I read this issue by issue when they were released but now I'm giving the Dawn of X books between House of X and X of Swords a reread.
Rounding up generously from like a 2.5 -- the first half of this volume is pretty weak for me. The villains don't feel interesting or compelling in any way, they really don't stand out from anything else going on in the Dawn of X lineup, and the cast (aside from Boom-Boom, who Brisson does a GREAT job with) is forgettable. After the classic New Mutants return from Hickman's adventures in space (see New Mutants by Jonathan Hickman which I loved but was too short), everything starts to work a little bit better, and Flaviano finally gets to shine a little bit on art throughout the nightmare arc. This is just a mixed bag. If it weren't for my love of Boom-Boom I'd probably just give it a 2.
Pros: Did I mention BOOM-BOOM? Rod Reis on some phenomenal covers. Eventually some New Mutants. Cons: Angel and Beak? Maxime and Manon? Cartels? Nova Roma? Meh.
Finally caught up with all the X-men and new mutants, pretty much. This alternate? New Mutants wasn’t nearly as good as Hickman, and I can see why it segues into one team writing it, which was an incredible, but short, run. This explains Karma, a character I didn’t know about but is featured in the last volume of the new mutants run I really like, but otherwise was pretty lacklustre. Didn’t like the art and the story was very bland.
It was so much better reading these stories separately rather than mixed together. This one eventually picks up where the Hickman story left off but you need to go though another story to get there.
This series seems to be dealing with Mutant Hate groups that are publishing personal information about mutants which leads to radicals hurting or killing them. It’s quite a sad story but an interesting take.

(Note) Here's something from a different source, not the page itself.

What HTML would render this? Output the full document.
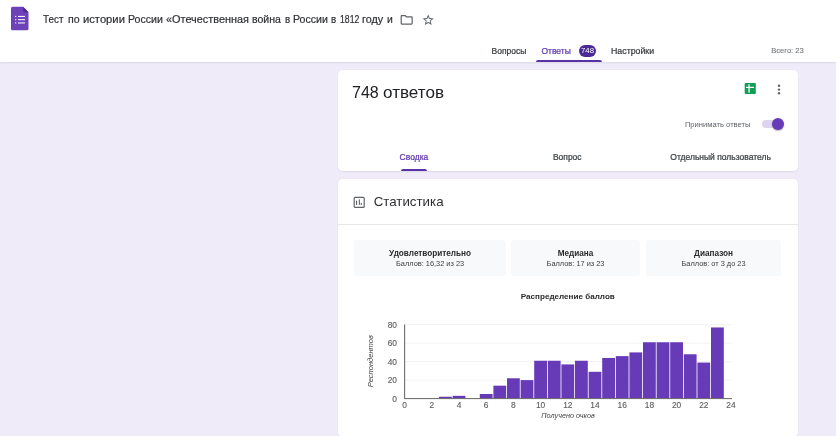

Like a lot of the new X-Men content, this book was middle of the road. The general idea of a team going out to help mutants get to Krakoa is fine, but most of it teetered on the line of being gimmicky with the enemies that were confronted. And because the characters were never introduced well, it made the emotional impact quite small.
Once I figured out how this fit in with the other New Mutants book, I plugged in to the vibe of the stories and really enjoyed them. There were some characters I didn’t know or understand much—the Dawn of X books generally assume that you know everyone and their backstories, which is a distancing assumption—but I enjoyed this nonetheless.
The new mutants fight doxxers, cartel members and monsters of new Rome. The introduction of Cosmar is great- she is a super unique character and I am excited to see her control her power.